The Façade Tectonics Institute (FTI) 2022 World Congress in Los Angeles kicked off on Wednesday, Oct. 12, offering a broad spectrum of information for attendees. From energy requirements to emerging trends and technologies, presenters are packing the meeting halls with professionals hungry for industry updates and trends.

The last in-person World Congress was four years ago. Mic Patterson, ambassador of innovation and collaboration for the FTI, is excited to be together again in person and said things are off to a strong start.

“Day one of the congress was outstanding,” says Patterson. “The day’s keynote, Gabrielle Bullock, was brilliant and the paper presentations throughout the day were excellent. This is our first in-person world congress since 2018 and nearly 300 people traveled from all over the world to be here. I can only describe the mood of the attendees as jubilant. It’s been a whole lot of fun.”

Steve Zhou, technical director with Warmframe Technology Corp., discusses thermal break technology during the FTI’s World Congress.

Wednesday’s sessions included presentations such as facades and systems, energy and sustainability, code updates and much more. One session put a laser focus on emerging technology with respect to thermal breaks.

Increasingly stringent energy-saving requirements, either already in effect or on the horizon depending on location, equate to additional challenges for engineers, architects and contractors. They must look for more efficient ways to reduce the thermal transmittance of their projects regardless of scale, the new U-factor requirements pave the way for innovation.

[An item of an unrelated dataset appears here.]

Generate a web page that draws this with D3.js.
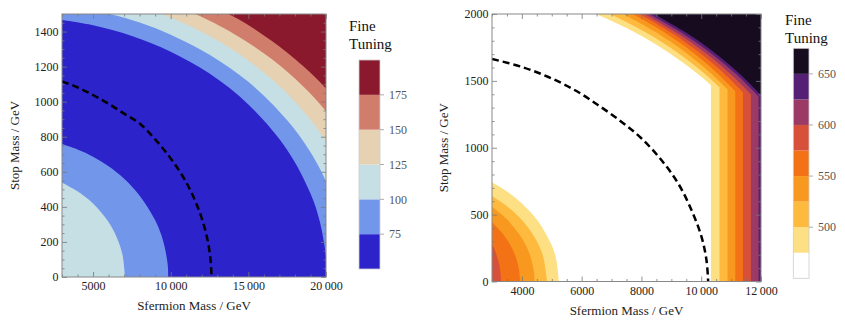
<!DOCTYPE html>
<html lang="en">
<head>
<meta charset="UTF-8">
<title>Fine tuning contours</title>
<style>
  body { margin: 0; background: #fff; }
  svg { display: block; font-family: "Liberation Serif", "DejaVu Serif", serif; }
  .tick text { font-family: "Liberation Serif", "DejaVu Serif", serif; font-size: 12px; fill: #222; }
  .tick line { stroke: #777; stroke-width: 0.8; }
</style>
<script src="https://d3js.org/d3.v7.min.js"></script>
</head>
<body>
<svg id="chart" width="845" height="323"></svg>
<script>
// ---------- left panel ----------
const leftXDomain = [3000, 20000];
const leftYDomain = [0, 1500];
const leftXTicks = [5000, 10000, 15000, 20000];
const leftYTicks = [0, 200, 400, 600, 800, 1000, 1200, 1400];
const leftLevels = [50, 75, 100, 125, 150, 175, 200];
const leftLegendTicks = [75, 100, 125, 150, 175];
const leftColors = ["#2c23cb", "#7296ea", "#c5dfe4", "#e6d2b3", "#d07d6b", "#8a192e"];

// contour boundaries: [sfermion mass, stop mass]
const leftInner100 = [[3000,538],[4000,489],[5000,419],[6000,313],[6600,210],[6900,125],[7057,0]];
const leftInner75 = [[3000,758],[4000,727],[5000,686],[6000,631],[7000,560],[8000,464],[9000,323],[9500,209],[9800,76],[9845,0]];
const leftOuter75 = [[3000,1466],[5000,1436],[7500,1375],[10000,1285],[12500,1160],[15000,984],[17500,725],[19000,476],[19600,316],[20000,116],[20061,0]];
const leftOuter100 = [[3000,1550],[6091,1500],[8000,1451],[10000,1382],[12500,1268],[15000,1113],[17500,894],[19000,711],[20000,543],[21000,272],[21324,0]];
const leftOuter125 = [[3000,1634],[6000,1590],[9400,1500],[12000,1398],[14500,1266],[17000,1089],[19000,896],[20000,772],[21500,515],[22634,0]];
const leftOuter150 = [[3000,1699],[7000,1638],[11564,1500],[14000,1390],[16500,1243],[18500,1090],[20000,945],[22000,682],[23984,0]];
const leftOuter175 = [[3000,1781],[8000,1700],[13709,1500],[16000,1378],[18000,1244],[20000,1075],[22500,779],[24979,0]];
const leftDashed = [[3000,1116],[4000,1082],[5000,1038],[6000,988],[7000,932],[8000,876],[9000,785],[10000,676],[11000,540],[11800,385],[12300,240],[12550,112],[12630,0]];

// ---------- right panel ----------
const rightXDomain = [3000, 12000];
const rightYDomain = [0, 2000];
const rightXTicks = [4000, 6000, 8000, 10000, 12000];
const rightYTicks = [0, 500, 1000, 1500, 2000];
const rightLevels = [450, 475, 500, 525, 550, 575, 600, 625, 650, 675];
const rightLegendTicks = [500, 550, 600, 650];
const rightColors = ["#ffffff", "#fee084", "#fdba3e", "#f9981e", "#f47216", "#d7503a", "#9c3a66", "#561f76", "#170b20"];

// bottom-left corner contours
const rightCorner475 = [[3000,742],[3500,673],[4000,584],[4500,463],[5000,269],[5150,164],[5237,0]];
const rightCorner500 = [[3000,639],[3500,563],[4000,459],[4400,340],[4700,197],[4844,0]];
const rightCorner525 = [[3000,559],[3500,465],[4000,324],[4250,210],[4400,76],[4422,0]];
const rightCorner550 = [[3000,443],[3300,373],[3600,278],[3800,180],[3900,96],[3939,0]];
const rightCorner575 = [[3000,280],[3100,231],[3200,165],[3270,93],[3302,0]];
// top-right contours: arc down to the kink, then straight down
const rightOuter475 = [[6477,2000],[7500,1895],[8500,1771],[9500,1619],[10000,1531],[10323,1469]];
const rightOuter500 = [[6946,2000],[8000,1881],[9000,1743],[10000,1575],[10612,1452]];
const rightOuter525 = [[7393,2000],[8500,1861],[9500,1708],[10300,1561],[10880,1437]];
const rightOuter550 = [[7708,2000],[8700,1872],[9700,1715],[10500,1565],[11138,1424]];
const rightOuter575 = [[7930,2000],[9000,1860],[10000,1701],[10800,1548],[11396,1415]];
const rightOuter600 = [[8097,2000],[9200,1856],[10200,1699],[11000,1547],[11664,1400]];
const rightOuter625 = [[8255,2000],[9300,1866],[10300,1711],[11200,1543],[11919,1382]];
const rightOuter650 = [[8422,2000],[9500,1859],[10500,1701],[11300,1550],[12000,1394]];
const rightDashed = [[3000,1664],[3972,1606],[4868,1531],[5763,1432],[6544,1320],[7325,1195],[7996,1071],[8667,908],[9227,734],[9673,535],[10008,335],[10175,161],[10232,0]];

const svg = d3.select("#chart");

function fmt(n) {
  const s = String(n);
  return n >= 10000 ? s.slice(0, -3) + "\u2009" + s.slice(-3) : s;
}

function regionPath(x, y, pts, extra) {
  const line = d3.line().x(d => x(d[0])).y(d => y(d[1])).curve(d3.curveCatmullRom.alpha(0.5));
  return line(pts) + extra.map(p => "L" + x(p[0]) + "," + y(p[1])).join("") + "Z";
}

function addAxes(g, x, y, xMajor, yMajor, xMinor, yMinor) {
  const [x0, x1] = x.range();
  const [y0, y1] = y.range();
  const clean = a => a.select(".domain").remove();
  g.append("g").attr("transform", `translate(0,${y0})`)
    .call(d3.axisBottom(x).tickValues(xMinor).tickSize(-2.5).tickSizeOuter(0).tickFormat("")).call(clean);
  g.append("g").attr("transform", `translate(0,${y0})`)
    .call(d3.axisBottom(x).tickValues(xMajor).tickSize(-5).tickSizeOuter(0).tickPadding(4.5).tickFormat(fmt)).call(clean);
  g.append("g").attr("transform", `translate(0,${y1})`)
    .call(d3.axisTop(x).tickValues(xMinor).tickSize(-2.5).tickSizeOuter(0).tickFormat("")).call(clean);
  g.append("g").attr("transform", `translate(0,${y1})`)
    .call(d3.axisTop(x).tickValues(xMajor).tickSize(-5).tickSizeOuter(0).tickFormat("")).call(clean);
  g.append("g").attr("transform", `translate(${x0},0)`)
    .call(d3.axisLeft(y).tickValues(yMinor).tickSize(-2.5).tickSizeOuter(0).tickFormat("")).call(clean);
  g.append("g").attr("transform", `translate(${x0},0)`)
    .call(d3.axisLeft(y).tickValues(yMajor).tickSize(-5).tickSizeOuter(0).tickPadding(3.5).tickFormat(fmt)).call(clean);
  g.append("g").attr("transform", `translate(${x1},0)`)
    .call(d3.axisRight(y).tickValues(yMinor).tickSize(-2.5).tickSizeOuter(0).tickFormat("")).call(clean);
  g.append("g").attr("transform", `translate(${x1},0)`)
    .call(d3.axisRight(y).tickValues(yMajor).tickSize(-5).tickSizeOuter(0).tickFormat("")).call(clean);
  g.append("rect")
    .attr("x", x0).attr("y", y1).attr("width", x1 - x0).attr("height", y0 - y1)
    .attr("fill", "none").attr("stroke", "#888").attr("stroke-width", 1);
}

function addTitles(x, y, titleY) {
  const [x0, x1] = x.range();
  const [y0, y1] = y.range();
  svg.append("text").attr("x", (x0 + x1) / 2).attr("y", y0 + 33)
    .attr("text-anchor", "middle").attr("font-size", 13).attr("fill", "#222")
    .text("Sfermion Mass / GeV");
  svg.append("text")
    .attr("transform", `translate(${titleY},${(y0 + y1) / 2}) rotate(-90)`)
    .attr("text-anchor", "middle").attr("font-size", 13).attr("fill", "#222")
    .text("Stop Mass / GeV");
}

function addLegend(ly, levels, colors, ticks, boxX, boxW, titleX, titleY) {
  const g = svg.append("g");
  g.selectAll("rect.band").data(colors).join("rect")
    .attr("class", "band")
    .attr("x", boxX).attr("width", boxW)
    .attr("y", (c, i) => ly(levels[i + 1]))
    .attr("height", (c, i) => ly(levels[i]) - ly(levels[i + 1]))
    .attr("fill", c => c);
  g.append("rect").attr("x", boxX).attr("y", ly.range()[1])
    .attr("width", boxW).attr("height", ly.range()[0] - ly.range()[1])
    .attr("fill", "none").attr("stroke", "#ccc").attr("stroke-width", 0.8);
  g.selectAll("line.lt").data(ticks).join("line")
    .attr("class", "lt")
    .attr("x1", boxX + boxW).attr("x2", boxX + boxW + 4)
    .attr("y1", d => ly(d)).attr("y2", d => ly(d))
    .attr("stroke", "#999").attr("stroke-width", 0.8);
  g.selectAll("text.lt").data(ticks).join("text")
    .attr("class", "lt")
    .attr("x", boxX + boxW + 9).attr("y", d => ly(d)).attr("dy", "0.35em")
    .attr("font-size", 12).attr("fill", "#555")
    .text(d => d);
  g.append("text").attr("x", titleX).attr("y", titleY)
    .attr("font-size", 15).attr("fill", "#111").text("Fine");
  g.append("text").attr("x", titleX).attr("y", titleY + 18)
    .attr("font-size", 15).attr("fill", "#111").text("Tuning");
}

// ---- left plot ----
const xL = d3.scaleLinear().domain(leftXDomain).range([62, 326]);
const yL = d3.scaleLinear().domain(leftYDomain).range([277, 14]);
svg.append("clipPath").attr("id", "clipL").append("rect")
  .attr("x", 62).attr("y", 14).attr("width", 264).attr("height", 263);
const gL = svg.append("g");
const plotL = gL.append("g").attr("clip-path", "url(#clipL)");
plotL.append("rect").attr("x", 62).attr("y", 14).attr("width", 264).attr("height", 263)
  .attr("fill", leftColors[5]);
const leftRegions = [
  [leftOuter175, leftColors[4]],
  [leftOuter150, leftColors[3]],
  [leftOuter125, leftColors[2]],
  [leftOuter100, leftColors[1]],
  [leftOuter75, leftColors[0]],
  [leftInner75, leftColors[1]],
  [leftInner100, leftColors[2]]
];
leftRegions.forEach(([pts, col]) => {
  plotL.append("path").attr("d", regionPath(xL, yL, pts, [[3000, 0]])).attr("fill", col);
});
plotL.append("path")
  .attr("d", d3.line().x(d => xL(d[0])).y(d => yL(d[1])).curve(d3.curveCatmullRom.alpha(0.5))(leftDashed))
  .attr("fill", "none").attr("stroke", "#000").attr("stroke-width", 2.5).attr("stroke-dasharray", "7,4");
addAxes(gL, xL, yL, leftXTicks, leftYTicks,
  d3.range(3000, 20001, 1000).filter(v => v % 5000 !== 0),
  d3.range(0, 1501, 50).filter(v => v % 200 !== 0));
addTitles(xL, yL, 18.5);
addLegend(d3.scaleLinear().domain([50, 200]).range([269, 60]),
  leftLevels, leftColors, leftLegendTicks, 359, 21, 349, 31);

// ---- right plot ----
const xR = d3.scaleLinear().domain(rightXDomain).range([492, 761]);
const yR = d3.scaleLinear().domain(rightYDomain).range([281.5, 14]);
svg.append("clipPath").attr("id", "clipR").append("rect")
  .attr("x", 492).attr("y", 14).attr("width", 269).attr("height", 267.5);
const gR = svg.append("g");
const plotR = gR.append("g").attr("clip-path", "url(#clipR)");
plotR.append("rect").attr("x", 492).attr("y", 14).attr("width", 269).attr("height", 267.5)
  .attr("fill", rightColors[0]);
const rightOuters = [rightOuter475, rightOuter500, rightOuter525, rightOuter550,
  rightOuter575, rightOuter600, rightOuter625, rightOuter650];
rightOuters.forEach((pts, i) => {
  const last = pts[pts.length - 1];
  const extra = last[0] >= 12000 ? [[12000, 2000]] : [[last[0], 0], [12000, 0], [12000, 2000]];
  plotR.append("path").attr("d", regionPath(xR, yR, pts, extra)).attr("fill", rightColors[i + 1]);
});
const rightCorners = [rightCorner475, rightCorner500, rightCorner525, rightCorner550, rightCorner575];
rightCorners.forEach((pts, i) => {
  plotR.append("path").attr("d", regionPath(xR, yR, pts, [[3000, 0]])).attr("fill", rightColors[i + 1]);
});
plotR.append("path")
  .attr("d", d3.line().x(d => xR(d[0])).y(d => yR(d[1])).curve(d3.curveCatmullRom.alpha(0.5))(rightDashed))
  .attr("fill", "none").attr("stroke", "#000").attr("stroke-width", 2.5).attr("stroke-dasharray", "7,4");
addAxes(gR, xR, yR, rightXTicks, rightYTicks,
  d3.range(3000, 12001, 500).filter(v => v % 2000 !== 0),
  d3.range(0, 2001, 100).filter(v => v % 500 !== 0));
addTitles(xR, yR, 447.5);
addLegend(d3.scaleLinear().domain([450, 675]).range([278.3, 48.3]),
  rightLevels, rightColors, rightLegendTicks, 793.3, 15.7, 785, 25);
</script>
</body>
</html>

Steve Zhou of Warmframe Technologies discussed a solution his company uses: the thermal break blanket, or a continuous thermal break. Oftentimes, U-factor considerations come last when it comes to the construction of a new project. Zhou says the technology not only contributes to high performance but also design freedom.

“As a façade design process, you try to solve the structural challenge, the aesthetic requirements for an architect, then you think about water, air tightness and the seismic requirements. And the thermal challenge always comes last,” Zhou says. “When everything is decided, they start to check the thermal performance of the whole façade.” At that time, he said, it was very difficult to improve thermal performance.

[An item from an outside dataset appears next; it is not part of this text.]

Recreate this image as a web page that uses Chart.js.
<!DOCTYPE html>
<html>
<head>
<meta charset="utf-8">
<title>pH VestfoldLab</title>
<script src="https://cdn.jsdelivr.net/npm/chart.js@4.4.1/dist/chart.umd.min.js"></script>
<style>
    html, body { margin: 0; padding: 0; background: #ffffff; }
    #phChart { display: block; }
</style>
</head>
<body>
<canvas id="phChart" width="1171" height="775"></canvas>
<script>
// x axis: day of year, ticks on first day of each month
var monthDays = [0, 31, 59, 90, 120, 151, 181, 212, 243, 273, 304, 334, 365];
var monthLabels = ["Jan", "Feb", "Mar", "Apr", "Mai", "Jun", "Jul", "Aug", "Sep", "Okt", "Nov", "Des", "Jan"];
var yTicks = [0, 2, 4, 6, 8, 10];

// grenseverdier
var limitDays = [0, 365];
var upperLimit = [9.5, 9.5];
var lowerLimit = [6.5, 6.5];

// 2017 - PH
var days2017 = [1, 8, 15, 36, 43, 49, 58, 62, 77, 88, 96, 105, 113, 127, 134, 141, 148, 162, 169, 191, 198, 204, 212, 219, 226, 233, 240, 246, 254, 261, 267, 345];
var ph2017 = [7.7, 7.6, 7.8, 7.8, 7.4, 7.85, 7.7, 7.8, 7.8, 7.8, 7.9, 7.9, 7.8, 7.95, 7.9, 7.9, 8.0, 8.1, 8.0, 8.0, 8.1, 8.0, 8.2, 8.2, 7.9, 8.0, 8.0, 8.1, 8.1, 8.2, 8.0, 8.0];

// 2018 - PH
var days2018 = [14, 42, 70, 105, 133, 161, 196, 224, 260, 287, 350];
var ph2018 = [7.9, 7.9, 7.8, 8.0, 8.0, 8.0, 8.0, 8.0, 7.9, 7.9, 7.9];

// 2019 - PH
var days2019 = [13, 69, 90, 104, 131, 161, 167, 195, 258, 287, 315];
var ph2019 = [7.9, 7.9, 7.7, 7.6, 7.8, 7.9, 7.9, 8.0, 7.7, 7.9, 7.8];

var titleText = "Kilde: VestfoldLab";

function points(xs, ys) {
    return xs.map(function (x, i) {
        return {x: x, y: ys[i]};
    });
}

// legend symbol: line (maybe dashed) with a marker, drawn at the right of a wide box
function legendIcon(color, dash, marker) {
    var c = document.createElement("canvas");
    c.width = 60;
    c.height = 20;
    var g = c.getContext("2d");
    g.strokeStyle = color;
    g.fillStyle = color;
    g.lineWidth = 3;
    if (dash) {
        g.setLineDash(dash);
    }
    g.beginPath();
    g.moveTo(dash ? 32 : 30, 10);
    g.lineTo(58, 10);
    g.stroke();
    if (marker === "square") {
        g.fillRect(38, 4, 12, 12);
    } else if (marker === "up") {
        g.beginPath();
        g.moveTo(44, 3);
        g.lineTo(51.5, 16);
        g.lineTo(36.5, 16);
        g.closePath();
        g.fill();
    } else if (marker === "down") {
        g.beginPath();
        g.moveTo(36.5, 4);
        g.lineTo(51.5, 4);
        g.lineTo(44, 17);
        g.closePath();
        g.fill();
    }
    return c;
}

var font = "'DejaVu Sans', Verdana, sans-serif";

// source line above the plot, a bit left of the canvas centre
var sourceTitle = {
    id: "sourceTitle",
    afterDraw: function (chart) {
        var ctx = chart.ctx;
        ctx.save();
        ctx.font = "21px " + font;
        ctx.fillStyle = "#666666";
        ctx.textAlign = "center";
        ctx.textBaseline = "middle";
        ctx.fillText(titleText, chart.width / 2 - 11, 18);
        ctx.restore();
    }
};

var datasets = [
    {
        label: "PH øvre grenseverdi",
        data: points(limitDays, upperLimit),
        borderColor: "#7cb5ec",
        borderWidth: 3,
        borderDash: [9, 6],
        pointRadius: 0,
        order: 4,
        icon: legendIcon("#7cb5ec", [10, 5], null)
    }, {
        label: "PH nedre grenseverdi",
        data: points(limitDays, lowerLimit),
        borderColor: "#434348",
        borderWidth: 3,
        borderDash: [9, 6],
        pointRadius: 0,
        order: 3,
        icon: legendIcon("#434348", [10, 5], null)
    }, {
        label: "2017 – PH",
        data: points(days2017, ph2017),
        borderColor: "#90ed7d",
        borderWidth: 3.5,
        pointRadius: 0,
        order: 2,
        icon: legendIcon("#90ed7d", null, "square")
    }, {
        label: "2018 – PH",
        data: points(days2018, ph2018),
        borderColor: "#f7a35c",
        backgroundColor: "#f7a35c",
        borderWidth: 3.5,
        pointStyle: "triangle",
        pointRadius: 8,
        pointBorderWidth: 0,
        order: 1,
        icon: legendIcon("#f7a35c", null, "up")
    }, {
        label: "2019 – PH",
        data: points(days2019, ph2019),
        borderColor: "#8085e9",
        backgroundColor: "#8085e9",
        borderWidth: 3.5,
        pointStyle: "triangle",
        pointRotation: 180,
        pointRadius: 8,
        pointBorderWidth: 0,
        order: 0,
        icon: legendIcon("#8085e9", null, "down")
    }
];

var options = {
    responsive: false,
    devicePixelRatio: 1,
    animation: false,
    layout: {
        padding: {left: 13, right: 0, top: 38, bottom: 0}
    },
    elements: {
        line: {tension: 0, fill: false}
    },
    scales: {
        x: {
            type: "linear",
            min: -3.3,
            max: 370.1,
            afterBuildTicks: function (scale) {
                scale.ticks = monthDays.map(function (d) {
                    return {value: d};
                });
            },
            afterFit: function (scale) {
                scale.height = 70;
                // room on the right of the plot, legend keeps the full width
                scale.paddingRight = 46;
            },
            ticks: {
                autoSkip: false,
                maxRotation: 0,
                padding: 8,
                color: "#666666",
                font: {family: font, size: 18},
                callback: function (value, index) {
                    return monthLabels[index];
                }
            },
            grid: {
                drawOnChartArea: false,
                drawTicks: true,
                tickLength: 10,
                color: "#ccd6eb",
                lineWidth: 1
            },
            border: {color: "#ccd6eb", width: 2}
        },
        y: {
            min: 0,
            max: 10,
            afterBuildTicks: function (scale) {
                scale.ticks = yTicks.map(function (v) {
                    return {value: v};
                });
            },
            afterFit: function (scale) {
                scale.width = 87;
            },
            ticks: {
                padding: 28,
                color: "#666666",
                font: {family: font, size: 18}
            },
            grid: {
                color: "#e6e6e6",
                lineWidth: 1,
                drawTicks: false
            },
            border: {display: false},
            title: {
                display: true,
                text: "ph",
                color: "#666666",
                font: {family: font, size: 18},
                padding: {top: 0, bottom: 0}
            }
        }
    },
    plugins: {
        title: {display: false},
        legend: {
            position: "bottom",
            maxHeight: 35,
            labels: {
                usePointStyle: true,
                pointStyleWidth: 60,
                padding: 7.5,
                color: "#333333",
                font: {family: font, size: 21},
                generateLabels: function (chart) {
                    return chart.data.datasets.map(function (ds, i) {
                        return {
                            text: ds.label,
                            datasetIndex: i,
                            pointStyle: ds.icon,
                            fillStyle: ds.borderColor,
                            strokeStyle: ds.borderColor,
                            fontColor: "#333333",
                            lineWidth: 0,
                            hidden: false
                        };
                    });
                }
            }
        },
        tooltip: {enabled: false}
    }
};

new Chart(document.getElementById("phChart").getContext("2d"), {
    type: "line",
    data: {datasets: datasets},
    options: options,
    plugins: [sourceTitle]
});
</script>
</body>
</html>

One reason for that difficulty is simply the way heat transfers within a façade. Thermal breaks use the same concept as low-E coatings, with strips reducing conduction and the air gap in between the strips addressing convection. Zhou says heat transfer within a façade’s frame works much like electricity.

Since heat passes through the weakest point of the façade, Zhou says improving thermal performance means utilizing a “continuous thermal break.” He added that the inorganic composite material used for Warmframe’s blanket has a much lower level of thermal conductivity when compared to traditional thermal breaks. This equates to not only a reduction in the frame’s U-factor but also the U-factor of the overall façade.

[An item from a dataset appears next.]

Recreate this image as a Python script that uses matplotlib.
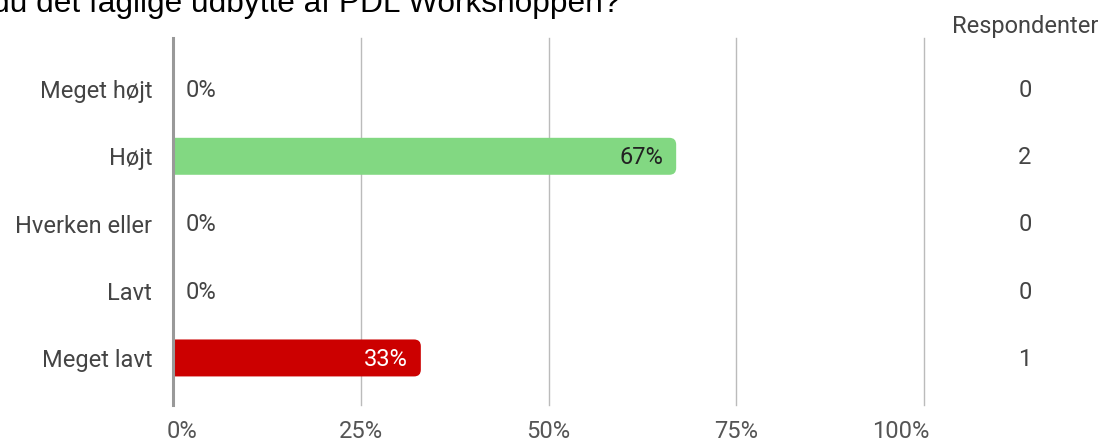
import matplotlib
matplotlib.use("Agg")
import matplotlib.pyplot as plt
from matplotlib.patches import FancyBboxPatch
import matplotlib.transforms as mtransforms

categories = ["Meget højt", "Højt", "Hverken eller", "Lavt", "Meget lavt"]
percents = [0, 67, 0, 0, 33]
counts = [0, 2, 0, 0, 1]
bar_colors = ["#82d882", "#82d882", "#82d882", "#82d882", "#cc0000"]
label_colors = ["#333333", "#222222", "#333333", "#333333", "#ffffff"]
xticks = [0, 25, 50, 75, 100]
xticklabels = ["0%", "25%", "50%", "75%", "100%"]
title = "Hvordan vurderer du det faglige udbytte af PDL Workshoppen?"
count_header = "Respondenter"

FS = 17
W, H = 1104, 442
fig = plt.figure(figsize=(W / 100, H / 100), dpi=100)
ax = fig.add_axes([173 / W, 37 / H, 751 / W, 367 / H])

ax.set_xlim(0, 100)
ax.set_ylim(4.70, -0.76)

for s in ax.spines.values():
    s.set_visible(False)

ax.set_xticks(xticks)
ax.set_xticklabels(xticklabels, fontfamily="Roboto", fontsize=FS, color="#555555")
ax.tick_params(axis="x", length=0, pad=11)
ticklabs = ax.get_xticklabels()
ticklabs[0].set_ha("left")
ticklabs[0].set_transform(ticklabs[0].get_transform() +
                          mtransforms.ScaledTranslation(-6 / 100, 0, fig.dpi_scale_trans))
ticklabs[-1].set_ha("right")
ticklabs[-1].set_transform(ticklabs[-1].get_transform() +
                           mtransforms.ScaledTranslation(5 / 100, 0, fig.dpi_scale_trans))
ax.set_yticks(range(len(categories)))
ax.set_yticklabels(categories, fontfamily="Roboto", fontsize=FS, color="#444444")
ax.tick_params(axis="y", length=0, pad=15)

for x in xticks[1:]:
    ax.axvline(x, color="#bbbbbb", linewidth=1.0, zorder=0, clip_on=False)
ax.axvline(0, color="#999999", linewidth=2.2, zorder=4, clip_on=False)

bar_h = 0.55
px_per_x = 751 / 100.0
px_per_y = 367 / (4.70 + 0.76)
aspect = px_per_x / px_per_y
for i, (p, c) in enumerate(zip(percents, bar_colors)):
    if p > 0:
        patch = FancyBboxPatch((-3, i - bar_h / 2), p + 3, bar_h,
                               boxstyle="round,pad=0,rounding_size=0.9",
                               mutation_aspect=aspect,
                               facecolor=c, edgecolor="none", zorder=2,
                               clip_on=True)
        ax.add_patch(patch)
        ax.text(p - 1.7, i + 0.02, f"{p}%", ha="right", va="center",
                fontfamily="Roboto", fontsize=FS, color=label_colors[i], zorder=5)
    else:
        ax.text(1.7, i + 0.02, f"{p}%", ha="left", va="center",
                fontfamily="Roboto", fontsize=FS, color="#444444", zorder=5)

trans = mtransforms.blended_transform_factory(ax.transAxes, ax.transData)
for i, n in enumerate(counts):
    ax.text((1025 - 173) / 751, i + 0.02, str(n), transform=trans,
            ha="center", va="center", fontfamily="Roboto", fontsize=FS,
            color="#444444")

fig.text(1025 / W, 1 - 27 / H, count_header, ha="center", va="center",
         fontfamily="Roboto", fontsize=FS, color="#444444")

fig.text(620 / W, 1 - 12 / H, title, ha="right", va="baseline",
         fontfamily="Liberation Sans", fontsize=22.8, color="#000000")

fig.savefig("out.png", dpi=100)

“Traditional thermal breaks or materials with triple pane insulating glass, you get 0.4 for the overall U-factor,” Zhou says using a recent project in Qingdao, China, as an example. “But you can just use a thermal break blanket with double pane IG to achieve even lower U-factors. That means you save one layer of glass, and you have better performance.”

Zhou said that addressing thermal performance at the beginning of a project, along with less material use, may also mean even more freedom in the design process.